• [Description of the task] Restate, exactly and only, the lines from the first through the line containing "var plotLeft = 95, plotRight".

# START OF Provided material

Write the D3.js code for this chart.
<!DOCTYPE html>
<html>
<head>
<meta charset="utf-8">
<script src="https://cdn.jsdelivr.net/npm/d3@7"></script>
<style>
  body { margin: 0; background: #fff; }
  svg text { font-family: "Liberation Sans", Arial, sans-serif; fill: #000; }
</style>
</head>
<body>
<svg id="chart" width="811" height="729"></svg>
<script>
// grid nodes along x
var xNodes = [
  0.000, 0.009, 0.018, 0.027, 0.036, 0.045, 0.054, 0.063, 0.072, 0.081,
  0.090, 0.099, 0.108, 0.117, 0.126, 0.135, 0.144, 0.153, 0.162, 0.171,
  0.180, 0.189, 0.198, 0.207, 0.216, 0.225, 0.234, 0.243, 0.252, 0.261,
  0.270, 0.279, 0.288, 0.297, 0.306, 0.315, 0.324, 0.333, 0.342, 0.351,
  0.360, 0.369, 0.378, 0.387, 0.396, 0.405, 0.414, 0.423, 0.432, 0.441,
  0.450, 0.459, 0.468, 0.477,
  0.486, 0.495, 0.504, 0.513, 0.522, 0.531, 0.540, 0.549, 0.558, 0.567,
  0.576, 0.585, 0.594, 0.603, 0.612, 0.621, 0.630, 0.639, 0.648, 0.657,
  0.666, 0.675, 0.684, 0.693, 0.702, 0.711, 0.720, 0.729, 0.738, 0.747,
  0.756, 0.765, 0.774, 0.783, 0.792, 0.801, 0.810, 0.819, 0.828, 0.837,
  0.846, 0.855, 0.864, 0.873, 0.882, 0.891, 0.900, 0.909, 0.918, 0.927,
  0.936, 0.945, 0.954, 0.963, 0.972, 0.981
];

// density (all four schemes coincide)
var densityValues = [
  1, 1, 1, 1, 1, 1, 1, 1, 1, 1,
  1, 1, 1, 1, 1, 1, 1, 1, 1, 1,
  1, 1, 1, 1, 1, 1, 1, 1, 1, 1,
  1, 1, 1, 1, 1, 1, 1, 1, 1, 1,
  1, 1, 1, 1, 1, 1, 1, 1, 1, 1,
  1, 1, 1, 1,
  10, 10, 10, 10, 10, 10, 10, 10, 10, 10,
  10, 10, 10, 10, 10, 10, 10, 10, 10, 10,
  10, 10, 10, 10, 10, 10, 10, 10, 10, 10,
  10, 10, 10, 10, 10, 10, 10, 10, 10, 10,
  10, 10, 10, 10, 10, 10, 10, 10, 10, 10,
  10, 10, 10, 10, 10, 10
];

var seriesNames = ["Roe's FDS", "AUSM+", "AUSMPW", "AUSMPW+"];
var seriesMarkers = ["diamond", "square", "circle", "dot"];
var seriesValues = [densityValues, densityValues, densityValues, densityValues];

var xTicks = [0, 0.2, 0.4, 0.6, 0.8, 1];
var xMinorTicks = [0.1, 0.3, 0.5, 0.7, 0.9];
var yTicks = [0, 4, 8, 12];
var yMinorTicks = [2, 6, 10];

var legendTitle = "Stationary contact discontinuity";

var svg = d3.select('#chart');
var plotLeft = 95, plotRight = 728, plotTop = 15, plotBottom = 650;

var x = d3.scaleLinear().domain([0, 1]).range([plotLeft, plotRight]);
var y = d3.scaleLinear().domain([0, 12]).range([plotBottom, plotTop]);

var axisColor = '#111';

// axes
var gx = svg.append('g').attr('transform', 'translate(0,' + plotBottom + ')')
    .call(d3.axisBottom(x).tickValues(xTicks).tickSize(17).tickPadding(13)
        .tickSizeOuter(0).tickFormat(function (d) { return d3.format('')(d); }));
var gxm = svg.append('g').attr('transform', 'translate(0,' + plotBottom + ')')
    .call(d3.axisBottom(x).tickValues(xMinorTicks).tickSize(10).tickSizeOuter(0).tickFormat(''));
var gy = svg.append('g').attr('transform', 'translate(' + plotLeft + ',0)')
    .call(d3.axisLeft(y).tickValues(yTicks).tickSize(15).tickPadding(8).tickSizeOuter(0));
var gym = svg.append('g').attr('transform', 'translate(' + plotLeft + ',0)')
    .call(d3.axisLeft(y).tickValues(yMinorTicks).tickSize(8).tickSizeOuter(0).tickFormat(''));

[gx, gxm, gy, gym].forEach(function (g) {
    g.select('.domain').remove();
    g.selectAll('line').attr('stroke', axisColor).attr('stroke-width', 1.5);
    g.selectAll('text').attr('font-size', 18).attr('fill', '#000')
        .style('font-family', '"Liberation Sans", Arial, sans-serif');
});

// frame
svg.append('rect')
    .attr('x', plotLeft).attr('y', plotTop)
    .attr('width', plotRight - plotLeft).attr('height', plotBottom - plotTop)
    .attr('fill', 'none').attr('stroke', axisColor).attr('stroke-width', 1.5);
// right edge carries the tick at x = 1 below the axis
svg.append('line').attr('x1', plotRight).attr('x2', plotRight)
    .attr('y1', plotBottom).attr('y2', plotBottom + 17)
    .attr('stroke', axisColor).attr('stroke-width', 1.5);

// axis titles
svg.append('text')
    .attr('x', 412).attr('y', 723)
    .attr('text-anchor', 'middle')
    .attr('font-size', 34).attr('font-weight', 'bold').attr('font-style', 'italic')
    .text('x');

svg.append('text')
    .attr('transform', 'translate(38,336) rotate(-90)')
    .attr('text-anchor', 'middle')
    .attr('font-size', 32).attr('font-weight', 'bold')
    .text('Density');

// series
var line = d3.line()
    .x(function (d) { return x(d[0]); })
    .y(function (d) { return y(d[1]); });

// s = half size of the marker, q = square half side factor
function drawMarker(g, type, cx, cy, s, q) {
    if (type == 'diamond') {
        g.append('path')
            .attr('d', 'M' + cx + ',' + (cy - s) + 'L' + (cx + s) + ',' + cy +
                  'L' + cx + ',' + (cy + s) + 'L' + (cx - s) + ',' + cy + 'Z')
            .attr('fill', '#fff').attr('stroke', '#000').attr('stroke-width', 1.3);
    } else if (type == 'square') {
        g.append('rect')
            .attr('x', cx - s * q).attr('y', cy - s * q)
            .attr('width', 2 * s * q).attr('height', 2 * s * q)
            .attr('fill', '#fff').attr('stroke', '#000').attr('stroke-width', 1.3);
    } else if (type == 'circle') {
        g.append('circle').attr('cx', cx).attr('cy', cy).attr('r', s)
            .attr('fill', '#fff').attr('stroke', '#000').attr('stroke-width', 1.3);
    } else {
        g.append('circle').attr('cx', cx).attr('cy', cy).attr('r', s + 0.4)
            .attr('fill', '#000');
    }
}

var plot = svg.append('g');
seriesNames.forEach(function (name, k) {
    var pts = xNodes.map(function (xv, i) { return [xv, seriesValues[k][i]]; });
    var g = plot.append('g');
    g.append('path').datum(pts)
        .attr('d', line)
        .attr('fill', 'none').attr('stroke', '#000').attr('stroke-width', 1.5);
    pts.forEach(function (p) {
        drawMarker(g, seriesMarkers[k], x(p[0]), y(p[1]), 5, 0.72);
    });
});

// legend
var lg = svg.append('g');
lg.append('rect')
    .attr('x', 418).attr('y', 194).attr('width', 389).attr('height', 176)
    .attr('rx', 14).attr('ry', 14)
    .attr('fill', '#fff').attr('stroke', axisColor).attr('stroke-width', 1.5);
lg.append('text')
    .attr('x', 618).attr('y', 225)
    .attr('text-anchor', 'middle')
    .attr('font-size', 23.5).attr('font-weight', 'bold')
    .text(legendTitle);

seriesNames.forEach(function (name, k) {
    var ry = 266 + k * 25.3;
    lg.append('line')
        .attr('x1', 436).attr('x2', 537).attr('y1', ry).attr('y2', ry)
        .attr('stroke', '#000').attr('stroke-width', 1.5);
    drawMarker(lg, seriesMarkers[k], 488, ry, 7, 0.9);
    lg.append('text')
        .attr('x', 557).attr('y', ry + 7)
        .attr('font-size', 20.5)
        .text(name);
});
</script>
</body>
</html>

# END OF Provided material

• [Final answer]
Write the D3.js code for this chart.
<!DOCTYPE html>
<html>
<head>
<meta charset="utf-8">
<script src="https://cdn.jsdelivr.net/npm/d3@7"></script>
<style>
  body { margin: 0; background: #fff; }
  svg text { font-family: "Liberation Sans", Arial, sans-serif; fill: #000; }
</style>
</head>
<body>
<svg id="chart" width="811" height="729"></svg>
<script>
// grid nodes along x
var xNodes = [
  0.000, 0.009, 0.018, 0.027, 0.036, 0.045, 0.054, 0.063, 0.072, 0.081,
  0.090, 0.099, 0.108, 0.117, 0.126, 0.135, 0.144, 0.153, 0.162, 0.171,
  0.180, 0.189, 0.198, 0.207, 0.216, 0.225, 0.234, 0.243, 0.252, 0.261,
  0.270, 0.279, 0.288, 0.297, 0.306, 0.315, 0.324, 0.333, 0.342, 0.351,
  0.360, 0.369, 0.378, 0.387, 0.396, 0.405, 0.414, 0.423, 0.432, 0.441,
  0.450, 0.459, 0.468, 0.477,
  0.486, 0.495, 0.504, 0.513, 0.522, 0.531, 0.540, 0.549, 0.558, 0.567,
  0.576, 0.585, 0.594, 0.603, 0.612, 0.621, 0.630, 0.639, 0.648, 0.657,
  0.666, 0.675, 0.684, 0.693, 0.702, 0.711, 0.720, 0.729, 0.738, 0.747,
  0.756, 0.765, 0.774, 0.783, 0.792, 0.801, 0.810, 0.819, 0.828, 0.837,
  0.846, 0.855, 0.864, 0.873, 0.882, 0.891, 0.900, 0.909, 0.918, 0.927,
  0.936, 0.945, 0.954, 0.963, 0.972, 0.981
];

// density (all four schemes coincide)
var densityValues = [
  1, 1, 1, 1, 1, 1, 1, 1, 1, 1,
  1, 1, 1, 1, 1, 1, 1, 1, 1, 1,
  1, 1, 1, 1, 1, 1, 1, 1, 1, 1,
  1, 1, 1, 1, 1, 1, 1, 1, 1, 1,
  1, 1, 1, 1, 1, 1, 1, 1, 1, 1,
  1, 1, 1, 1,
  10, 10, 10, 10, 10, 10, 10, 10, 10, 10,
  10, 10, 10, 10, 10, 10, 10, 10, 10, 10,
  10, 10, 10, 10, 10, 10, 10, 10, 10, 10,
  10, 10, 10, 10, 10, 10, 10, 10, 10, 10,
  10, 10, 10, 10, 10, 10, 10, 10, 10, 10,
  10, 10, 10, 10, 10, 10
];

var seriesNames = ["Roe's FDS", "AUSM+", "AUSMPW", "AUSMPW+"];
var seriesMarkers = ["diamond", "square", "circle", "dot"];
var seriesValues = [densityValues, densityValues, densityValues, densityValues];

var xTicks = [0, 0.2, 0.4, 0.6, 0.8, 1];
var xMinorTicks = [0.1, 0.3, 0.5, 0.7, 0.9];
var yTicks = [0, 4, 8, 12];
var yMinorTicks = [2, 6, 10];

var legendTitle = "Stationary contact discontinuity";

var svg = d3.select('#chart');
var plotLeft = 95, plotRight = 728, plotTop = 15, plotBottom = 650;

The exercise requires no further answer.